Records from a dataset:
'''

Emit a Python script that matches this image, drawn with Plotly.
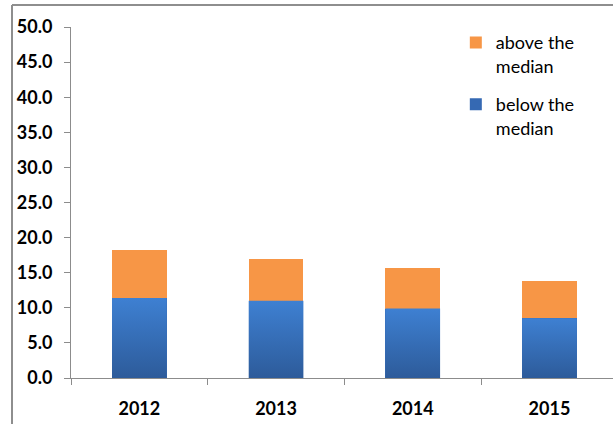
import plotly.graph_objects as go

# Share of observations by year, split at the median
years = ["2012", "2013", "2014", "2015"]
below_median = [11.4, 11.0, 9.9, 8.5]
above_median = [6.8, 6.0, 5.8, 5.3]

y_ticks = [0, 5, 10, 15, 20, 25, 30, 35, 40, 45, 50]
y_tick_text = [f"{v:.1f}" for v in y_ticks]

W, H = 613, 424
ML, MR, MT, MB = 71, 0, 27, 46
plot_w = W - ML - MR
plot_h = H - MT - MB
CAT_PX = 136.7          # pixels per category slot
BAR_W = 0.4             # bar width in category units

ORANGE = "#F79646"
BLUE_TOP = "#3E80D2"
BLUE_BOTTOM = "#2D5B9A"
BLUE_MID = "#3569B3"
AXIS_GREY = "#8C8C8C"
FONT = "Lato, Calibri, Carlito, sans-serif"

xpos = list(range(len(years)))

fig = go.Figure()
fig.add_trace(go.Bar(
    x=xpos, y=below_median, name="below the<br>median", width=BAR_W,
    marker=dict(color=BLUE_MID, line=dict(width=0)),
    legendgroup="b", legendrank=2,
))
fig.add_trace(go.Bar(
    x=xpos, y=above_median, name="above the<br>median", width=BAR_W,
    marker=dict(color=ORANGE, line=dict(width=0)),
    legendgroup="a", legendrank=1,
))

# Vertical gradient shading over each blue segment
for xi, b in zip(xpos, below_median):
    x0, x1 = xi - BAR_W / 2, xi + BAR_W / 2
    fig.add_trace(go.Scatter(
        x=[x0, x1, x1, x0, x0], y=[0, 0, b, b, 0],
        mode="lines", fill="toself", line=dict(width=0),
        fillgradient=dict(type="vertical",
                          colorscale=[[0, BLUE_BOTTOM], [1, BLUE_TOP]]),
        showlegend=False, hoverinfo="skip",
    ))

# Outer chart frame (top and left edges visible)
def px_to_paper_x(px):
    return (px - ML) / plot_w

def px_to_paper_y(py):
    return (H - MB - py) / plot_h

frame = dict(color="#8E8E8E", width=2)
fig.add_shape(type="line", xref="paper", yref="paper",
              x0=px_to_paper_x(12), x1=px_to_paper_x(W + 5),
              y0=px_to_paper_y(5), y1=px_to_paper_y(5), line=frame)
fig.add_shape(type="line", xref="paper", yref="paper",
              x0=px_to_paper_x(12), x1=px_to_paper_x(12),
              y0=px_to_paper_y(5), y1=px_to_paper_y(H + 5), line=frame)

boundaries = [i - 0.5 for i in range(len(years) + 1)]

fig.update_layout(
    width=W, height=H,
    margin=dict(l=ML, r=MR, t=MT, b=MB),
    barmode="stack",
    plot_bgcolor="white",
    paper_bgcolor="white",
    font=dict(family=FONT, color="black"),
    showlegend=True,
    legend=dict(
        x=0.71, y=1.008, xanchor="left", yanchor="top",
        traceorder="grouped",
        tracegroupgap=12,
        valign="top",
        font=dict(family=FONT, size=18, color="black"),
        bgcolor="rgba(0,0,0,0)",
        itemwidth=30,
    ),
    xaxis=dict(
        range=[-0.5, -0.5 + plot_w / CAT_PX],
        tickvals=xpos, ticktext=years,
        showline=True, linecolor=AXIS_GREY, linewidth=1,
        ticks="", ticklabelstandoff=14,
        minor=dict(tickvals=boundaries, ticks="outside", ticklen=6,
                   tickcolor=AXIS_GREY, tickwidth=1, showgrid=False),
        tickfont=dict(family=FONT, size=18, color="black", weight="bold"),
        showgrid=False, zeroline=False,
    ),
    yaxis=dict(
        range=[0, 50],
        tickvals=y_ticks, ticktext=y_tick_text,
        showline=True, linecolor=AXIS_GREY, linewidth=1,
        ticks="outside", ticklen=6, tickcolor=AXIS_GREY, tickwidth=1,
        ticklabelstandoff=8,
        tickfont=dict(family=FONT, size=18, color="black", weight="bold"),
        showgrid=False, zeroline=False,
    ),
)

fig.write_html("out.html")
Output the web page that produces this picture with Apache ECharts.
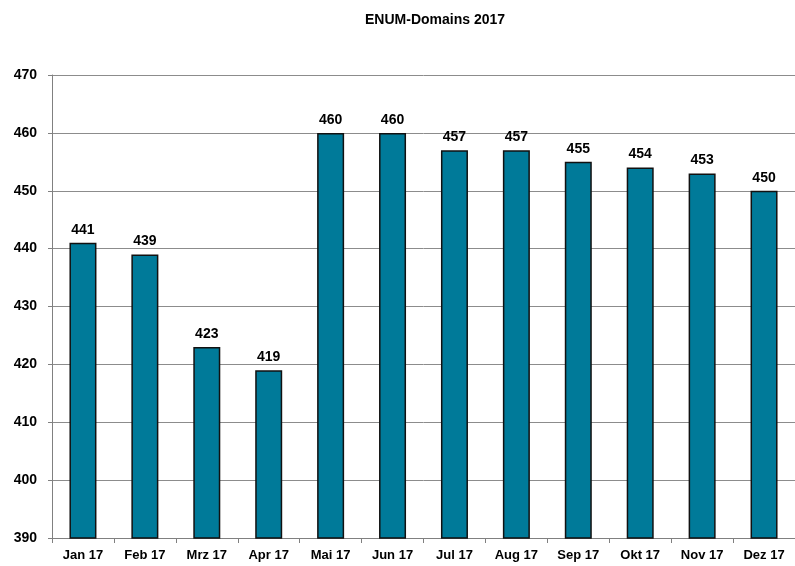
<!DOCTYPE html>
<html>
<head>
<meta charset="utf-8">
<script src="https://cdn.jsdelivr.net/npm/echarts@6/dist/echarts.min.js"></script>
<style>
  html, body { margin: 0; padding: 0; background: #fff; }
  #chart { width: 795px; height: 566px; }
</style>
</head>
<body>
<div id="chart"></div>
<script>
// Monatswerte ENUM-Domains 2017
var months = ['Jan 17', 'Feb 17', 'Mrz 17', 'Apr 17', 'Mai 17', 'Jun 17',
  'Jul 17', 'Aug 17', 'Sep 17', 'Okt 17', 'Nov 17', 'Dez 17'];
var domains = [441, 439, 423, 419, 460, 460, 457, 457, 455, 454, 453, 450];
var yMin = 390, yMax = 470, yStep = 10;

var chart = echarts.init(document.getElementById('chart'));
var font = '"Liberation Sans", Arial, sans-serif';

chart.setOption({
  animation: false,
  title: {
    text: 'ENUM-Domains 2017',
    left: 360,
    top: 8,
    textStyle: { fontFamily: font, fontSize: 14, fontWeight: 'bold', color: '#000' }
  },
  grid: { left: 52, top: 75, width: 744, height: 463 },
  xAxis: {
    type: 'category',
    data: months,
    axisLine: { lineStyle: { color: '#808080', width: 1 } },
    axisTick: { show: true, length: 5, lineStyle: { color: '#808080' } },
    axisLabel: { margin: 11, fontFamily: font, fontSize: 13, fontWeight: 'bold', color: '#000' }
  },
  yAxis: {
    type: 'value',
    min: yMin,
    max: yMax,
    interval: yStep,
    axisLine: { show: true, lineStyle: { color: '#808080', width: 1 } },
    axisTick: { show: true, length: 4, lineStyle: { color: '#808080' } },
    splitLine: { lineStyle: { color: '#8c8c8c', width: 1 } },
    axisLabel: { margin: 15, fontFamily: font, fontSize: 14, fontWeight: 'bold', color: '#000' }
  },
  series: [{
    type: 'bar',
    data: domains,
    barWidth: 27,
    itemStyle: { color: '#007A99', borderColor: '#111', borderWidth: 1.5 },
    label: {
      show: true,
      position: 'top',
      distance: 6,
      fontFamily: font,
      fontSize: 14,
      fontWeight: 'bold',
      color: '#000'
    }
  }]
});
</script>
</body>
</html>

'''

SET TASK:
Pull out each line of the entries that contains "with".

EXERCISE ANSWER:
Emit a Python script that matches this image, drawn with Plotly.
Output the web page that produces this picture with Apache ECharts.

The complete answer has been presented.